His identity, he says, was wrapped up in his company. So, when the company was sold, he had to find himself.

“For 12 years, I was buried — just 24/7, no boards, just non-stop work,” he says. “It was pretty demanding, mentally and physically. And after we sold, I had an earn out for one year, and I had a contract for one year, but they didn't really need me except to play a lot of golf with the clients, to do the transition. I sold to a Fortune 500 company. And it was a good deal for our employees and for our team and everything. I was only 40 years old, and my partner was, like, 37. When you're that young, you really don't know what you don't know, and you don't know what you want to do. So, I experimented a lot, and found my way that way. But it took a while.”

That time between the sale and when he started his new venture would not have been any shorter, he says, even if he had hired the executive coach earlier.

“I was pretty un-self aware,” Wong says. “I knew everything. I was a know it all. I was just this cocky, arrogant guy. I knew everything. So, I would have never listened to a coach. But after we sold, I was kind of lost. So, I had to hire this guy.”

Even though working with a coach was expensive, he says he needed him.

“I needed to know, Do I know myself? Who am I? What do I stand for?” he says. “Because when you're busy running a business, all you care about are your clients and your employees. That's it. It was good to take the blinders off.”

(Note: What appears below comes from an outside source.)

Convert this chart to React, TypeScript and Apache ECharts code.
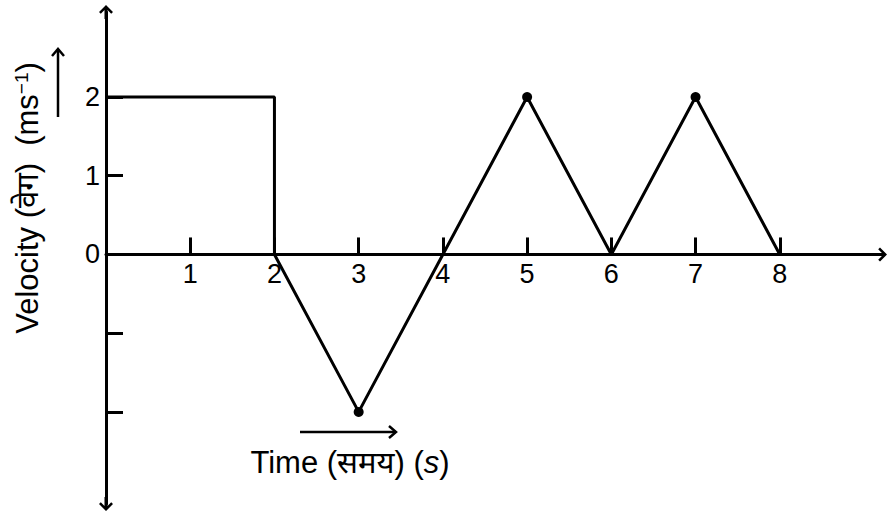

But what he would do with his time wasn’t his only concern. He says his biggest fear after his liquidity event was seeing his kids become entitled, unproductive members of society (they're all older now, he says, and made it through OK). That had him thinking about estate planning. For that, he had a couple key advisers who talked with him about trusts and estate planning. He completed that about seven years before exit. He says he’s thankful for those advisers continuing to remind him of the importance of getting that done.

“They beat us up. ‘Have you done this?’ And we got it done,” Wong says. “It's hard when you're running a business. It's easy to say, ‘get it done,’ but  it takes a long time to think it through. Where's the money going to go? How do I split it among the kids? What causes do I care about?”

Eventually, after the sale, he began to find his next venture. He made some angel investments, invested in some funds and bought some small companies. Along the way, recognizing that D.C. didn’t have a deep technology investment community, he started CONNECTpreneur13 years ago, as a way to find deal flow and promote some of the companies that he'd invested in and acquired.

“We set it up as a pay-it-forward type situation where we could have communities like this — investors, entrepreneurs, service professionals — gather, do deals, hire people, sell to each other,” he says. “And we're still going strong. It's been really rewarding; very, very rewarding, actually.”